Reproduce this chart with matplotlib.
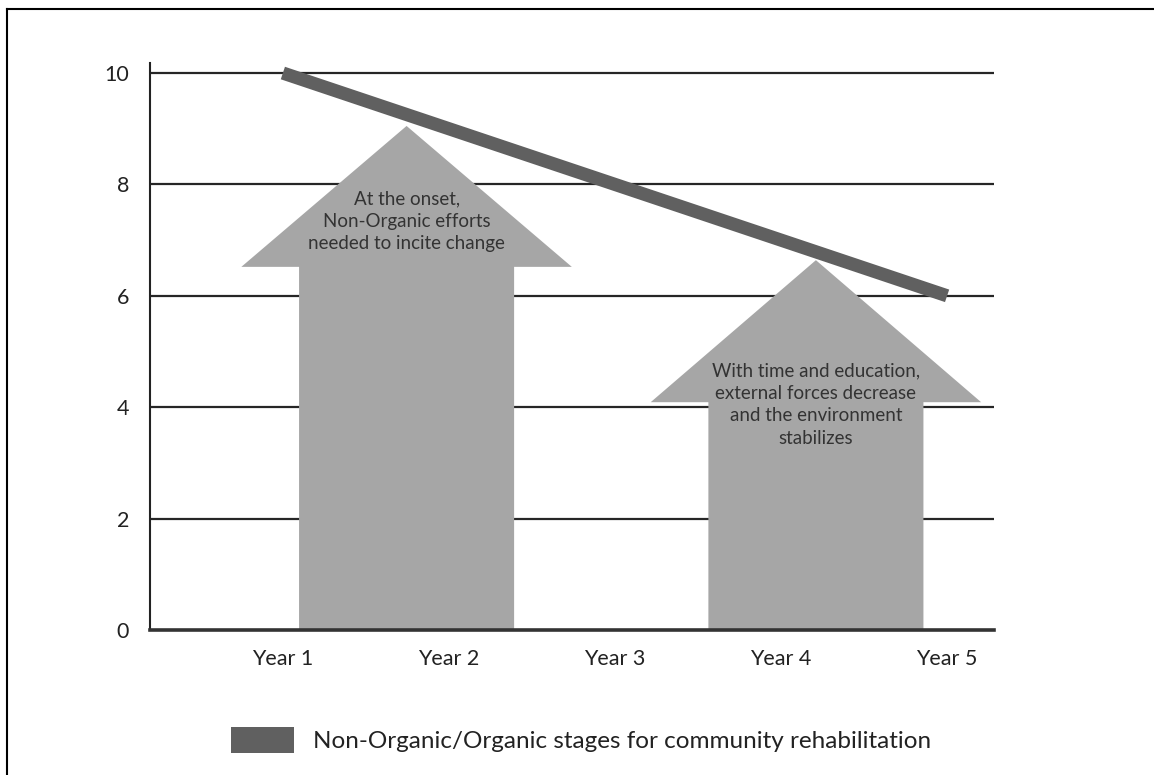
import matplotlib.pyplot as plt
from matplotlib.patches import FancyArrow, Patch
from matplotlib.lines import Line2D

plt.rcParams['font.family'] = ['Lato', 'DejaVu Sans']

Years = ['Year 1', 'Year 2', 'Year 3', 'Year 4', 'Year 5']
StageValues = [10, 9, 8, 7, 6]
YTicks = [0, 2, 4, 6, 8, 10]

# block arrows: centre position, tip height, height where the head starts
ArrowX = [1.745, 4.21]
ArrowTip = [9.05, 6.64]
ArrowHeadBase = [6.52, 4.09]
ArrowText = [
    'At the onset,\nNon-Organic efforts\nneeded to incite change',
    'With time and education,\nexternal forces decrease\nand the environment\nstabilizes',
]
ArrowTextY = [7.34, 4.05]

LegendLabel = 'Non-Organic/Organic stages for community rehabilitation'

LineColor = '#606060'
ArrowColor = '#a6a6a6'

fig = plt.figure(figsize=(11.54, 7.75), dpi=100)
ax = fig.add_axes([0.130, 0.1871, 0.731, 0.7316])

XPos = list(range(1, len(Years) + 1))

for Y in YTicks[1:]:
    ax.axhline(Y, color='#262626', lw=1.6, zorder=1)

for X, Tip, Base, Txt, TY in zip(ArrowX, ArrowTip, ArrowHeadBase, ArrowText, ArrowTextY):
    Arr = FancyArrow(X, 0, 0, Tip, width=1.295, head_width=1.99,
                     head_length=Tip - Base, length_includes_head=True,
                     facecolor=ArrowColor, edgecolor='none', zorder=2)
    ax.add_patch(Arr)
    ax.text(X, TY, Txt, ha='center', va='center', fontsize=13.5,
            color='#333333', linespacing=1.4, zorder=4)

ax.plot(XPos, StageValues, color=LineColor, lw=9.5, solid_capstyle='butt', zorder=3)

ax.set_xlim(0.2, 5.28)
ax.set_ylim(0, 10.18)
ax.set_xticks(XPos)
ax.set_xticklabels(Years)
ax.set_yticks(YTicks)
ax.tick_params(length=0, labelsize=15.5, colors='#222222')
ax.tick_params(axis='x', pad=14)
ax.tick_params(axis='y', pad=15)

for S in ['top', 'right']:
    ax.spines[S].set_visible(False)
ax.spines['left'].set_color('#222222')
ax.spines['left'].set_linewidth(1.5)
ax.spines['bottom'].set_color('#333333')
ax.spines['bottom'].set_linewidth(2.6)

fig.legend(handles=[Patch(facecolor=LineColor, edgecolor='none', label=LegendLabel)],
           loc='center left', bbox_to_anchor=(0.181, 0.045), frameon=False,
           fontsize=17.5, handlelength=2.6, handleheight=1.25, handletextpad=0.8,
           labelcolor='#222222')

# frame lines along the top and left edge
fig.add_artist(Line2D([7 / 1154, 1], [1 - 9 / 775, 1 - 9 / 775], color='black', lw=1.5))
fig.add_artist(Line2D([7 / 1154, 7 / 1154], [0, 1 - 9 / 775], color='black', lw=1.5))

fig.savefig('out.png', dpi=100)
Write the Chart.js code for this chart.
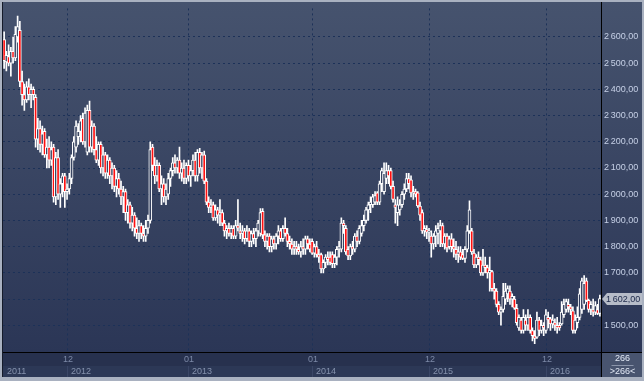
<!DOCTYPE html>
<html>
<head>
<meta charset="utf-8">
<script src="https://cdn.jsdelivr.net/npm/chart.js@4.4.0/dist/chart.umd.min.js"></script>
<style>
  html, body { margin: 0; padding: 0; background: #a9b1c0; }
  canvas { display: block; }
</style>
</head>
<body>
<canvas id="priceChart" width="644" height="381"></canvas>
<script>
// weekly bars
var opens = [2590,2505,2525,2500,2545,2520,2600,2625,2430,2380,
 2360,2410,2380,2400,2370,2210,2250,2190,2240,2150,
 2180,2130,2180,1990,2140,2000,2040,2070,2010,2020,
 2060,2140,2180,2220,2240,2290,2200,2160,2320,2180,
 2260,2170,2130,2190,2100,2150,2080,2130,2070,2100,
 2030,2060,2020,1990,2010,1930,1960,1890,1920,1870,
 1850,1880,1850,1840,1870,1900,2180,2110,2070,2110,
 2020,2040,1990,2000,2060,2090,2120,2100,2130,2080,
 2100,2060,2110,2070,2090,2130,2070,2160,2100,2150,
 2050,1970,1950,1960,1910,1940,1920,1930,1890,1860,
 1870,1850,1870,1840,1880,1860,1850,1860,1830,1860,
 1820,1850,1830,1860,1850,1935,1845,1820,1840,1800,
 1830,1810,1840,1860,1830,1870,1850,1820,1810,1790,
 1800,1790,1780,1800,1790,1830,1810,1820,1775,1800,
 1770,1770,1715,1740,1760,1760,1770,1735,1760,1790,
 1790,1890,1870,1790,1765,1800,1790,1840,1820,1850,
 1880,1900,1940,1960,1960,1970,2005,1970,2040,2010,
 2060,2090,2090,2030,1960,1930,1940,1960,2000,2020,
 2060,2055,2005,2010,2005,1955,1930,1860,1865,1855,
 1840,1810,1840,1850,1860,1880,1810,1840,1800,1830,
 1800,1790,1770,1780,1770,1755,1790,1860,1860,1775,
 1730,1760,1750,1700,1730,1720,1700,1705,1640,1630,
 1580,1550,1560,1600,1620,1630,1600,1600,1565,1490,
 1520,1480,1520,1500,1530,1480,1460,1455,1520,1480,
 1500,1480,1530,1525,1505,1510,1500,1500,1505,1540,
 1560,1580,1570,1555,1480,1510,1530,1560,1580,1670,
 1595,1560,1560,1550,1560,1545];

var highs = [2620,2545,2570,2560,2600,2640,2680,2660,2470,2420,
 2430,2440,2420,2410,2380,2290,2280,2260,2250,2210,
 2220,2200,2190,2160,2170,2060,2080,2080,2040,2080,
 2150,2220,2280,2270,2300,2310,2330,2340,2355,2280,
 2270,2220,2200,2200,2180,2160,2150,2140,2120,2110,
 2090,2080,2050,2030,2020,1980,1970,1950,1930,1910,
 1900,1890,1880,1900,1920,2200,2190,2140,2130,2120,
 2070,2060,2040,2080,2100,2140,2150,2140,2180,2120,
 2130,2120,2130,2110,2150,2160,2170,2175,2160,2165,
 2060,1990,1980,1970,1960,1950,1980,1940,1900,1880,
 1890,1880,1880,1900,1980,1890,1880,1870,1880,1870,
 1860,1870,1870,1900,1945,1945,1860,1850,1850,1840,
 1840,1850,1880,1870,1880,1910,1870,1840,1830,1820,
 1820,1810,1820,1830,1840,1840,1830,1830,1810,1820,
 1790,1775,1750,1770,1780,1780,1780,1770,1800,1820,
 1910,1900,1880,1800,1810,1820,1850,1860,1880,1900,
 1920,1950,1970,1990,2000,2010,2010,2050,2100,2120,
 2120,2110,2100,2050,1980,1990,1980,2010,2040,2080,
 2080,2070,2030,2020,2010,1970,1940,1880,1880,1870,
 1860,1850,1880,1890,1900,1890,1850,1850,1840,1850,
 1830,1820,1800,1800,1790,1800,1880,1975,1870,1790,
 1770,1780,1760,1790,1760,1730,1760,1710,1660,1640,
 1590,1570,1660,1660,1650,1650,1620,1610,1580,1540,
 1530,1560,1540,1560,1540,1490,1480,1550,1530,1520,
 1510,1560,1550,1530,1540,1525,1530,1510,1590,1600,
 1600,1600,1580,1570,1540,1570,1640,1680,1690,1680,
 1600,1590,1600,1590,1580,1615];

var lows = [2480,2470,2490,2450,2500,2510,2580,2410,2340,2320,
 2350,2360,2330,2360,2180,2170,2160,2150,2140,2100,
 2100,2110,1970,1960,1980,1950,1990,1950,1980,2000,
 2040,2130,2160,2190,2200,2190,2180,2150,2160,2160,
 2150,2120,2110,2080,2070,2060,2060,2040,2020,2010,
 1990,2000,1960,1930,1900,1890,1870,1860,1840,1830,
 1820,1830,1820,1820,1850,1890,2090,2040,2050,2010,
 1960,1970,1960,1980,2030,2070,2080,2080,2060,2050,
 2040,2040,2050,2030,2070,2050,2050,2080,2060,2040,
 1960,1930,1930,1900,1900,1890,1880,1880,1840,1830,
 1840,1830,1830,1830,1860,1830,1820,1810,1820,1800,
 1800,1810,1800,1840,1840,1830,1800,1790,1780,1780,
 1790,1790,1810,1820,1820,1840,1800,1790,1770,1770,
 1770,1770,1760,1770,1770,1790,1780,1770,1760,1760,
 1740,1700,1700,1720,1730,1730,1720,1720,1730,1760,
 1780,1850,1770,1750,1750,1770,1780,1800,1810,1840,
 1860,1890,1900,1930,1950,1960,1960,1960,2010,2000,
 2040,2040,2020,1970,1890,1880,1920,1950,1980,2010,
 2020,1990,1980,1990,1950,1900,1850,1840,1830,1820,
 1760,1790,1800,1810,1800,1800,1790,1780,1790,1780,
 1760,1750,1740,1750,1750,1740,1780,1850,1770,1720,
 1720,1730,1690,1690,1700,1680,1630,1630,1600,1570,
 1540,1500,1550,1580,1590,1580,1570,1560,1500,1480,
 1470,1470,1480,1480,1470,1440,1430,1450,1460,1470,
 1460,1470,1490,1480,1490,1480,1470,1480,1500,1530,
 1550,1550,1540,1470,1470,1490,1520,1545,1560,1590,
 1550,1540,1535,1540,1540,1535];

var closes = [2510,2530,2500,2545,2520,2610,2640,2430,2380,2360,
 2410,2380,2400,2380,2210,2250,2190,2230,2150,2180,
 2130,2170,1990,2140,2000,2040,2070,2010,2020,2060,
 2140,2200,2260,2240,2280,2200,2310,2320,2180,2260,
 2170,2130,2190,2100,2150,2080,2130,2070,2100,2030,
 2060,2020,1990,2010,1930,1960,1890,1920,1870,1850,
 1880,1850,1840,1870,1900,2170,2110,2070,2110,2020,
 2040,1990,2020,2060,2090,2120,2100,2130,2080,2100,
 2060,2110,2070,2090,2130,2070,2160,2100,2150,2050,
 1970,1950,1960,1910,1940,1920,1930,1890,1860,1870,
 1850,1870,1840,1880,1870,1850,1860,1830,1860,1820,
 1850,1830,1860,1890,1930,1845,1820,1840,1800,1830,
 1810,1840,1860,1830,1870,1850,1820,1810,1790,1800,
 1790,1780,1800,1790,1830,1810,1790,1775,1800,1770,
 1760,1715,1740,1760,1750,1740,1735,1760,1790,1800,
 1890,1880,1780,1765,1800,1790,1840,1820,1870,1880,
 1900,1940,1960,1970,1990,1995,1970,2040,2090,2080,
 2090,2070,2030,1980,1950,1960,1960,2000,2020,2060,
 2040,2005,2010,2000,1955,1920,1860,1870,1855,1860,
 1810,1840,1860,1870,1880,1810,1840,1795,1830,1800,
 1790,1770,1780,1760,1755,1790,1860,1940,1780,1730,
 1760,1750,1700,1730,1720,1700,1710,1640,1630,1580,
 1550,1560,1610,1630,1640,1600,1610,1565,1510,1530,
 1480,1530,1500,1530,1480,1460,1450,1520,1480,1500,
 1490,1540,1520,1505,1520,1500,1490,1490,1550,1580,
 1590,1570,1560,1480,1520,1530,1620,1670,1660,1595,
 1560,1580,1550,1575,1545,1602];

var yTicks = [1500, 1600, 1700, 1800, 1900, 2000, 2100, 2200, 2300, 2400, 2500, 2600];
var monthTicks = [28, 82, 137, 189, 241];          // bar index where the month label sits
var monthLabels = ['12', '01', '01', '12', '12'];
var yearLabels = ['2011', '2012', '2013', '2014', '2015', '2016'];
var lastPrice = 1602;
var barCount = '266';

var weeks = opens.map(function (o, i) { return i; });

function fmtPrice(v) {
    var s = v.toFixed(2).split('.');
    return s[0].replace(/\B(?=(\d{3})+(?!\d))/g, '\u2009') + ',' + s[1];
}

var FONT = '9px "Liberation Sans", Arial, sans-serif';
var bgCache = null;
function panelGradient(c) {
    var g = c.createLinearGradient(0, 2, 0, 352);
    g.addColorStop(0, '#46536e');
    g.addColorStop(1, '#2b3656');
    return g;
}

function bodyFill(ctx) {
    var i = ctx.dataIndex;
    if (closes[i] < opens[i]) return '#ff1010';
    if (!bgCache) bgCache = panelGradient(ctx.chart.ctx);
    return bgCache;
}

var framePlugin = {
    id: 'frame',
    beforeDraw: function (chart) {
        var c = chart.ctx, a = chart.chartArea;
        c.save();
        c.fillStyle = '#a9b1c0';
        c.fillRect(0, 0, 644, 381);
        c.fillStyle = panelGradient(c);
        c.fillRect(2, 2, 640, a.bottom - 2);
        // time axis rows
        c.fillStyle = '#27314e';
        c.fillRect(2, a.bottom, a.right - 2, 14);
        c.fillStyle = '#2c3856';
        c.fillRect(2, a.bottom + 14, a.right - 2, 11);
        // corner box
        c.fillStyle = '#48546f';
        c.fillRect(a.right, a.bottom, 642 - a.right, 25);
        c.restore();
    },
    beforeDatasetsDraw: function (chart) {
        var c = chart.ctx, a = chart.chartArea, xs = chart.scales.x;
        c.save();
        c.strokeStyle = '#1c3158';
        c.lineWidth = 1;
        c.setLineDash([2, 3]);
        monthTicks.forEach(function (idx) {
            var x = Math.round(xs.getPixelForValue(idx)) + 0.5;
            c.beginPath();
            c.moveTo(x, a.top);
            c.lineTo(x, a.bottom);
            c.stroke();
        });
        c.setLineDash([]);
        c.strokeStyle = '#3a4666';
        monthTicks.forEach(function (idx) {
            var x = Math.round(xs.getPixelForValue(idx)) + 0.5;
            c.beginPath();
            c.moveTo(x, a.bottom + 14);
            c.lineTo(x, a.bottom + 25);
            c.stroke();
        });
        c.restore();
    },
    afterDraw: function (chart) {
        var c = chart.ctx, a = chart.chartArea, xs = chart.scales.x, ys = chart.scales.y;
        c.save();
        // dark frame lines
        c.strokeStyle = '#000000';
        c.lineWidth = 1;
        c.beginPath();
        c.moveTo(a.right + 0.5, 2); c.lineTo(a.right + 0.5, 377);
        c.moveTo(2, a.bottom + 0.5); c.lineTo(642, a.bottom + 0.5);
        c.stroke();
        c.strokeStyle = '#151b2a';
        c.beginPath();
        c.moveTo(2.5, 2); c.lineTo(2.5, 377);
        c.stroke();

        // time axis labels
        c.font = FONT;
        c.textBaseline = 'middle';
        c.textAlign = 'center';
        c.fillStyle = '#7d8aa8';
        monthTicks.forEach(function (idx, k) {
            c.fillText(monthLabels[k], Math.round(xs.getPixelForValue(idx)) + 1, a.bottom + 8);
        });
        c.textAlign = 'left';
        c.fillStyle = '#8592ad';
        c.fillText(yearLabels[0], 7, a.bottom + 20);
        monthTicks.forEach(function (idx, k) {
            c.fillText(yearLabels[k + 1], Math.round(xs.getPixelForValue(idx)) + 4, a.bottom + 20);
        });

        // corner box
        c.textAlign = 'center';
        c.fillStyle = '#e2e8f5';
        var cx = (a.right + 642) / 2 + 1;
        c.fillText(barCount, cx, a.bottom + 7);
        c.fillText('>' + barCount + '<', cx, a.bottom + 20);
        c.strokeStyle = '#8a94aa';
        c.beginPath();
        c.moveTo(cx - 11, a.bottom + 13.5); c.lineTo(cx + 11, a.bottom + 13.5);
        c.stroke();

        // last price tag
        var py = Math.round(ys.getPixelForValue(lastPrice));
        c.fillStyle = '#b6bcc8';
        c.beginPath();
        c.moveTo(a.right + 1, py);
        c.lineTo(a.right + 6, py - 6);
        c.lineTo(642, py - 6);
        c.lineTo(642, py + 6);
        c.lineTo(a.right + 6, py + 6);
        c.closePath();
        c.fill();
        c.textAlign = 'left';
        c.fillStyle = '#1b2748';
        c.fillText(fmtPrice(lastPrice), a.right + 5, py + 0.5);
        c.restore();
    }
};

var chart = new Chart(document.getElementById('priceChart'), {
    type: 'bar',
    data: {
        labels: weeks,
        datasets: [
            {
                label: 'body',
                data: opens.map(function (o, i) { return [o, closes[i]]; }),
                grouped: false,
                barThickness: 3,
                borderWidth: 1,
                borderColor: '#ffffff',
                borderSkipped: false,
                backgroundColor: bodyFill,
                order: 0
            },
            {
                label: 'wick',
                data: lows.map(function (l, i) { return [l, highs[i]]; }),
                grouped: false,
                barThickness: 1,
                borderWidth: 0,
                backgroundColor: '#ffffff',
                order: 1
            }
        ]
    },
    options: {
        responsive: false,
        animation: false,
        devicePixelRatio: 1,
        events: [],
        layout: { padding: { left: 3, top: 3, right: 0, bottom: 29 } },
        plugins: { legend: { display: false }, tooltip: { enabled: false } },
        scales: {
            x: { type: 'category', display: false },
            y: {
                position: 'right',
                min: 1398,
                max: 2709,
                afterBuildTicks: function (s) { s.ticks = yTicks.map(function (v) { return { value: v }; }); },
                afterFit: function (s) { s.width = 43; },
                grid: { color: '#1c3158', lineWidth: 1, drawTicks: false },
                border: { display: false, dash: [2, 3] },
                ticks: {
                    color: '#c6d0e6',
                    font: { family: '"Liberation Sans", Arial, sans-serif', size: 9 },
                    padding: 3,
                    callback: function (v) { return fmtPrice(v); }
                }
            }
        }
    },
    plugins: [framePlugin]
});
</script>
</body>
</html>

» REQUIRED WORK:
Write out again, exactly, the lines from the start of the listing up to the line containing "ArrowTextY = [7.34, 4.05]", with both ends and without pictures.

» RESPONSE TO THE TASK:
Reproduce this chart with matplotlib.
import matplotlib.pyplot as plt
from matplotlib.patches import FancyArrow, Patch
from matplotlib.lines import Line2D

plt.rcParams['font.family'] = ['Lato', 'DejaVu Sans']

Years = ['Year 1', 'Year 2', 'Year 3', 'Year 4', 'Year 5']
StageValues = [10, 9, 8, 7, 6]
YTicks = [0, 2, 4, 6, 8, 10]

# block arrows: centre position, tip height, height where the head starts
ArrowX = [1.745, 4.21]
ArrowTip = [9.05, 6.64]
ArrowHeadBase = [6.52, 4.09]
ArrowText = [
    'At the onset,\nNon-Organic efforts\nneeded to incite change',
    'With time and education,\nexternal forces decrease\nand the environment\nstabilizes',
]
ArrowTextY = [7.34, 4.05]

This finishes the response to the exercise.